U.S. Goes Slower and Lower
March 8, 2016 | HSBCEstimated reading time: 2 minutes
The US economy’s growth momentum slowed in the fourth quarter of 2015 and could decelerate further this year. However, most of the risks are outside its shores so, despite concerns about a possible recession, we think strong household income growth should support spending and keep the economy growing this year.
Nevertheless, we have cut our forecast for GDP growth in 2016 from 2.3 per cent to 2 per cent following a sharp decline in net exports, a contraction in oil drilling due to lower oil prices, and a slower rate of inventory accumulation.
Despite the slowing growth, US employment jumped by 837,000 jobs in the final quarter of last year. The disparity between GDP and jobs growth creates uncertainty about the economy and about the outlook for the year ahead, but we think the strong increase in employment and real household incomes could signal that the basis for steady growth is still in place.
The decline in net exports, caused by weak economic conditions abroad and the rising dollar, subtracted 0.6 percentage points from US growth in 2015 and we expect a similar drag this year.
The drop in commodity prices, particularly oil, is the other global event affecting the US economy.
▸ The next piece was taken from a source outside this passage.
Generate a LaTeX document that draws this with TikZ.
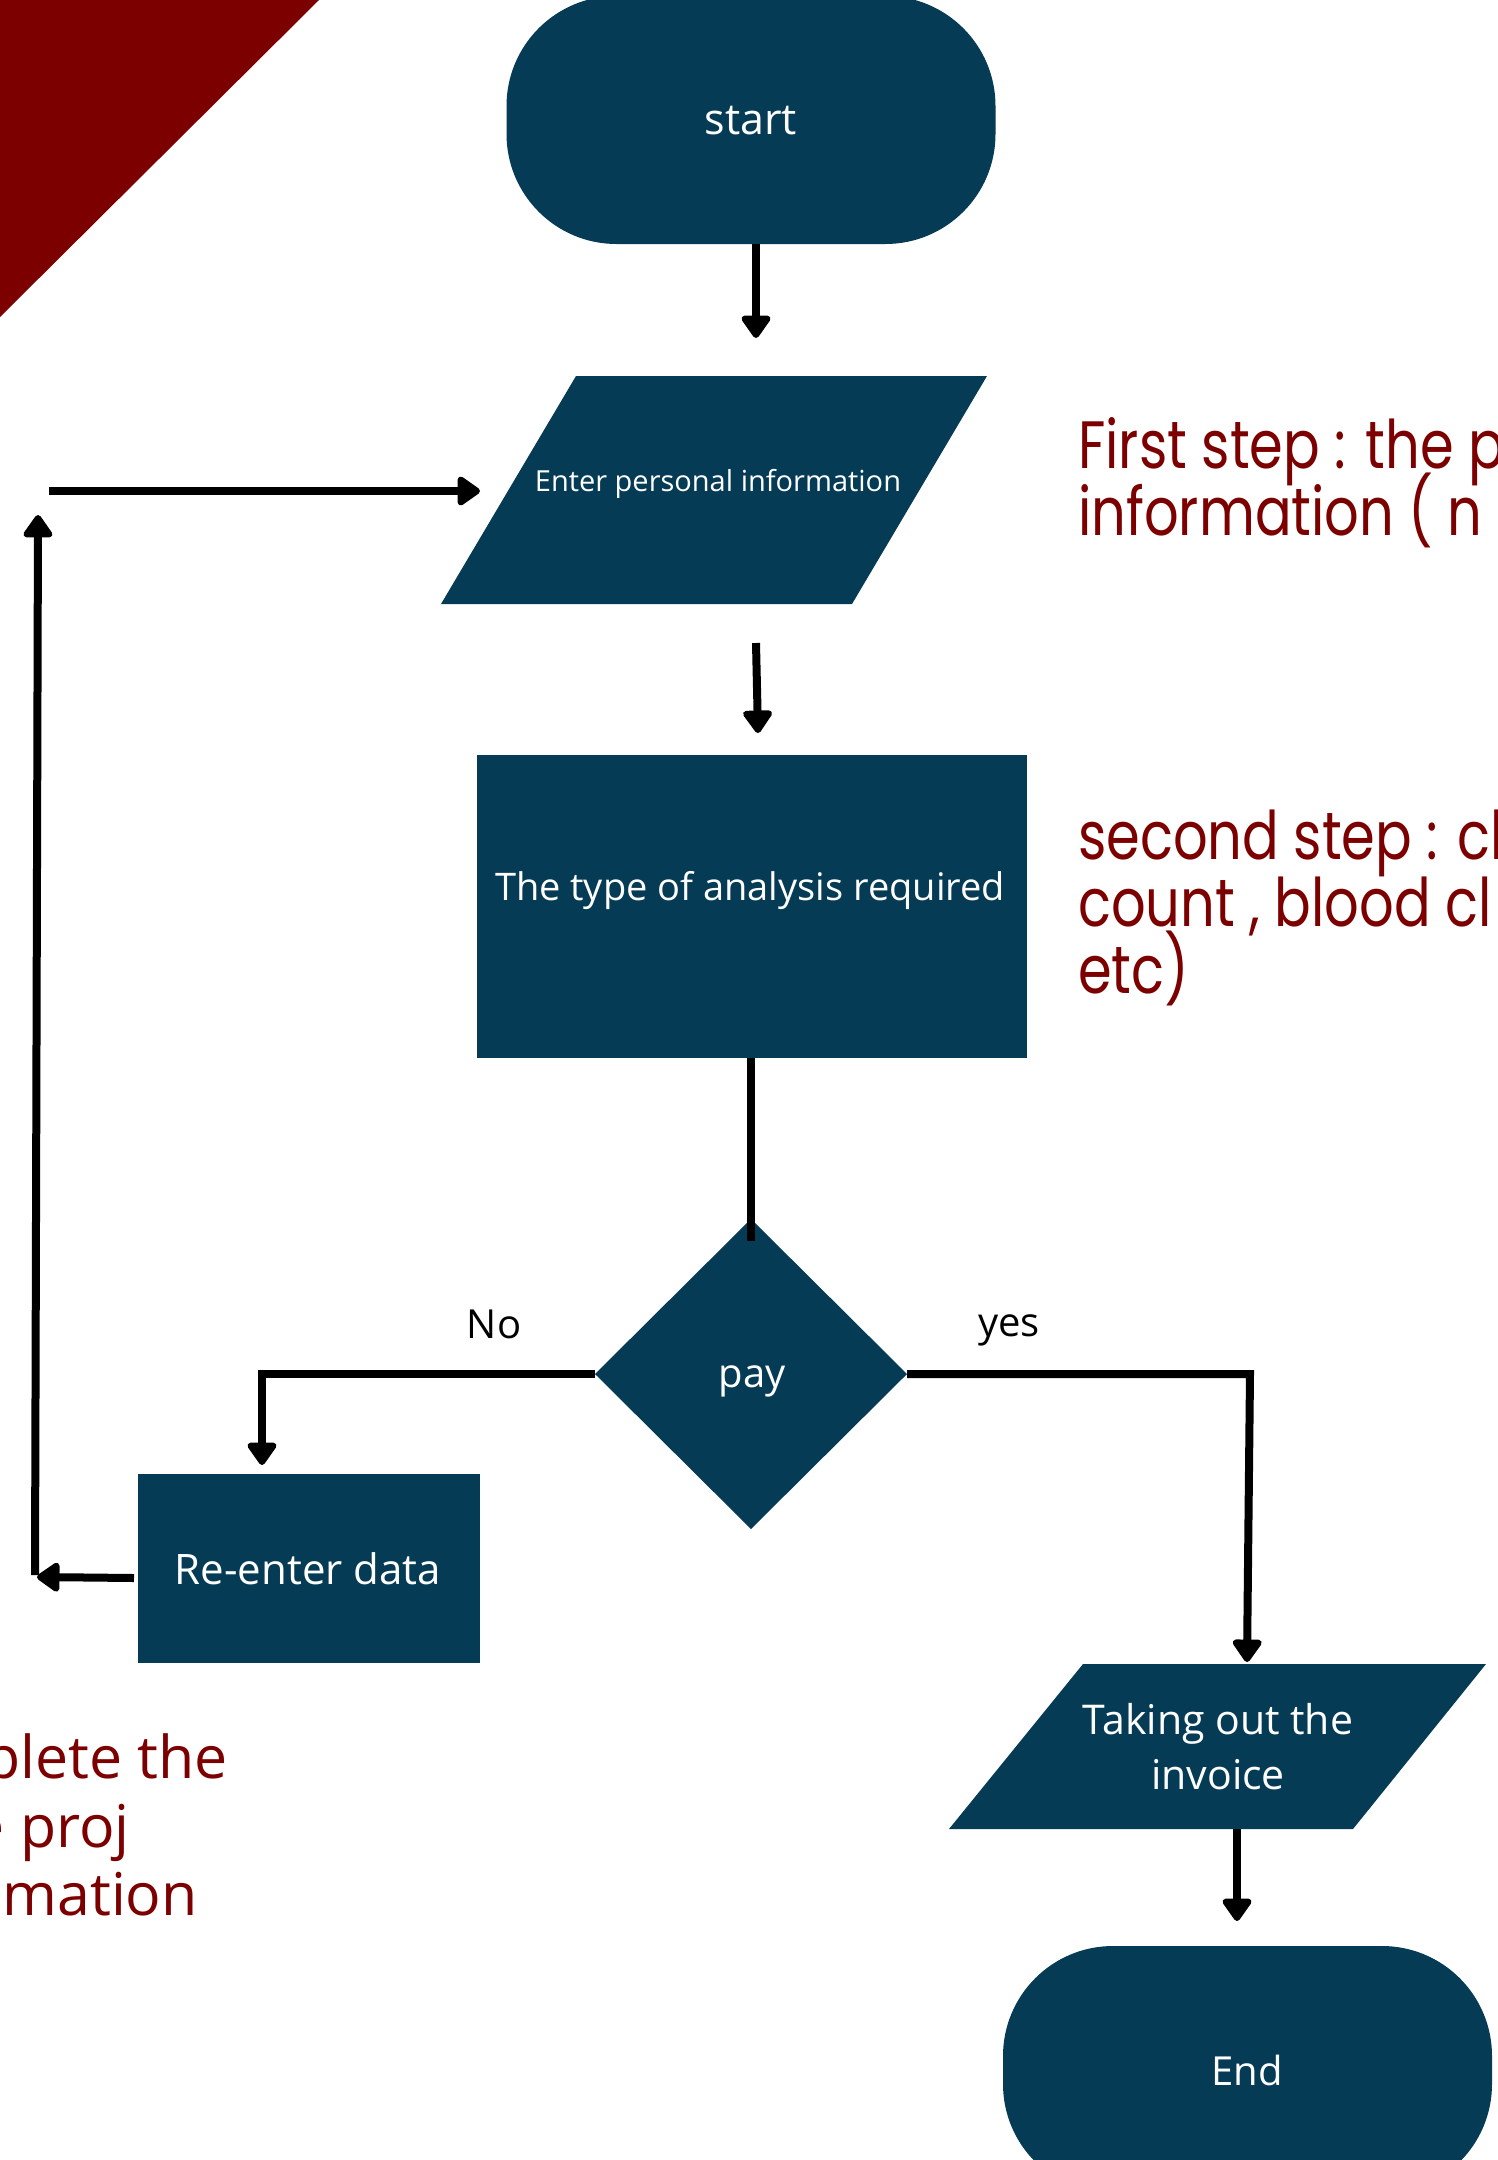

It has reduced spending by the oil and gas exploration and production industry but the sharp contraction in the energy sector need not pull down the entire economy. The oil sector has gone through severe setbacks before without dragging the US into recession.
Away from the oil sector and related industries, business investment has continued to grow. The question now is whether business confidence will hold up outside of the commodity and export-oriented sectors.
Final demand by domestic purchasers has been relatively strong, household income is growing at a good pace in real terms, and interest rates remain low. These factors should support business investment spending even if declines in global equity markets affect business confidence and access to financing for new investment projects.
With energy prices falling and inflation likely to be low in the first half of 2016, real incomes should continue to grow by 3 per cent to 4 per cent, annualised, strong enough for consumer spending to rise by 2.6 per cent this year.
The continued fall in energy prices has further reduced the outlook for inflation in 2016. We now expect CPI inflation to average just 0.7 per cent this year, down substantially from our previous estimate of 1.5 per cent.
The Federal Reserve is monitoring inflation carefully to determine the timing and size of future interest-rate moves. The further sharp decline in petrol prices and the likely fall in overall inflation until mid-2016 could cause the central bank to postpone its next rate hike until there is clear evidence that inflation has stabilised and has started to move back up.